Saudi Telecom Co (STC), the Gulf’s No.2 telecom operator, missed forecasts with a 38.5 per cent year-on-year plunge in first-quarter net profit on Sunday attributed to charges relating to an Indian affiliate.
The firm, still majority government-owned nearly a decade after being listed, posted a net profit of SAR1.55 billion ($413 million) for the three months to March 31, down from SAR2.52 billion a year earlier.
STC was expected to post a profit of SAR2 billion, a Reuters poll of analysts showed.
The company said in a separate statement that it would distribute first-quarter dividends of SAR0.5 per share.
It said its gross profit rose 2.6 per cent but it had to take “non-cash charge of SAR500 million” relating to Aircel, an affiliate in India.
Two STC chief executives have quit in less than a year, while the heads of its domestic and international operations also resigned within the same period.
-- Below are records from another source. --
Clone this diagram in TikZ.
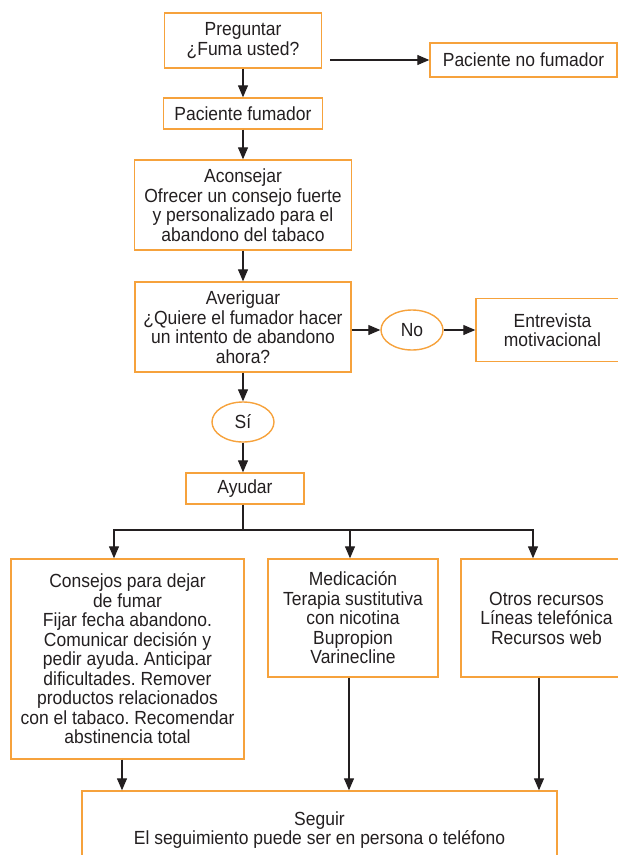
\documentclass[tikz,border=0pt]{standalone}
\usepackage{fontspec}
\setmainfont{Liberation Sans}[FakeStretch=0.92]
\usetikzlibrary{arrows.meta,shapes.geometric,calc}
\definecolor{naranja}{HTML}{F6A23C}
\definecolor{tinta}{HTML}{231F20}
\frenchspacing

\begin{document}
\begin{tikzpicture}[x=1pt, y=-1pt,
    every node/.style={font=\fontsize{19}{19.5}\selectfont, text=tinta, align=center},
    caja/.style={draw=naranja, line width=1.4pt, inner sep=0pt},
    ovalo/.style={ellipse, draw=naranja, line width=1.4pt, inner sep=0pt, minimum width=62, minimum height=40},
    linea/.style={draw=tinta, line width=1.2pt},
    flecha/.style={linea, -{Triangle[length=12pt,width=10pt]}}]

    \useasboundingbox (0,0) rectangle (618,855);
    \clip (0,0) rectangle (618,855);

    % --- Columna central ---
    \node[caja, minimum width=157, minimum height=55] (preg) at (243,40.5) {Preguntar\\¿Fuma usted?};
    \node[caja, minimum width=187, minimum height=34] (nofum) at (523.5,60) {Paciente no fumador};
    \node[caja, minimum width=159, minimum height=31] (fum) at (243,113.5) {Paciente fumador};
    \node[caja, minimum width=217, minimum height=90] (acon) at (243,205)
    {Aconsejar\\Ofrecer un consejo fuerte\\y personalizado para el\\abandono del tabaco};
    \node[caja, minimum width=216, minimum height=90] (aver) at (243,327)
    {Averiguar\\¿Quiere el fumador hacer\\un intento de abandono\\ahora?};
    \node[ovalo] (no) at (412,330) {No};
    \node[caja, minimum width=153, minimum height=63] (entr) at (552.5,330) {Entrevista\\motivacional};
    \node[ovalo] (si) at (243,422) {Sí};
    \node[caja, minimum width=118, minimum height=31] (ayud) at (245,488.5) {Ayudar};

    % --- Recursos ---
    \node[caja, minimum width=233, minimum height=200] (cons) at (127.5,659)
    {Consejos para dejar\\de fumar\\Fijar fecha abandono.\\Comunicar decisión y\\pedir ayuda. Anticipar\\dificultades. Remover\\productos relacionados\\con el tabaco. Recomendar\\abstinencia total};
    \node[caja, minimum width=170, minimum height=118] (med) at (353,618)
    {Medicación\\Terapia sustitutiva\\con nicotina\\Bupropion\\Varinecline};
    \node[caja, minimum width=171, minimum height=118] (otros) at (546.5,618)
    {Otros recursos\\Líneas telefónica\\Recursos web};

    % --- Seguimiento ---
    \node[caja, minimum width=475, minimum height=78] (seg) at (319.5,830)
    {Seguir\\El seguimiento puede ser en persona o teléfono};

    % Flechas
    \coordinate (salida) at ($(preg.east |- nofum.west)+(8,0)$);
    \draw[flecha] (salida) -- (nofum.west);
    \draw[flecha] (preg) -- (fum);
    \draw[flecha] (fum) -- (acon);
    \draw[flecha] (acon) -- (aver);
    \draw[flecha] (aver.east |- no) -- (no);
    \draw[flecha] (no) -- (entr);
    \draw[flecha] (aver) -- (si);
    \draw[flecha] (si.south) -- (si.south |- ayud.north);

    % reparto hacia los recursos
    \coordinate (rama) at (243,530);
    \draw[linea] (ayud.south -| rama) -- (rama);
    \draw[flecha] (rama) -| ([xshift=-13.5]cons.north);
    \draw[flecha] (rama) -| ([xshift=-3]med.north);
    \draw[flecha] (rama) -| ([xshift=-13.5]otros.north);

    \coordinate (bajacons) at ([xshift=-5.5]cons.south);
    \coordinate (bajamed) at ([xshift=-4]med.south);
    \coordinate (bajaotros) at ([xshift=-7.5]otros.south);
    \draw[flecha] (bajacons) -- (bajacons |- seg.north);
    \draw[flecha] (bajamed) -- (bajamed |- seg.north);
    \draw[flecha] (bajaotros) -- (bajaotros |- seg.north);

\end{tikzpicture}
\end{document}
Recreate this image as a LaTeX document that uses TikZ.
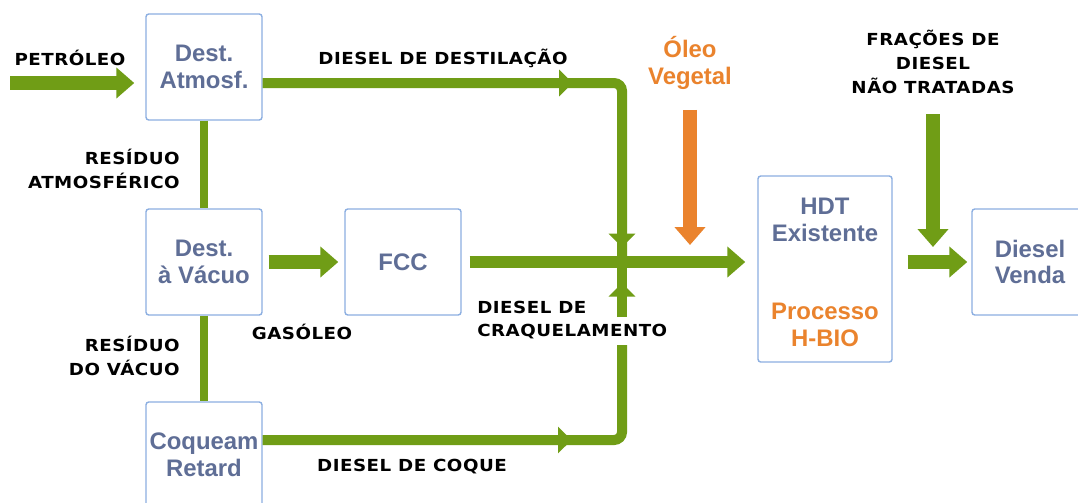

Its main competitor, Etihad Etisalat (Mobily), reported an 11 per cent rise in first quarter net profit on Saturday.
STC’s quarterly revenue for services rose to SAR11.5 billion from SAR11.1 billion a year earlier.
Rising demand for broadband lifted earnings in the first nine months of 2012, but the company then reported a 79 per cent drop in fourth-quarter profit citing rising costs and one-off charges at its Indian and South African affiliates.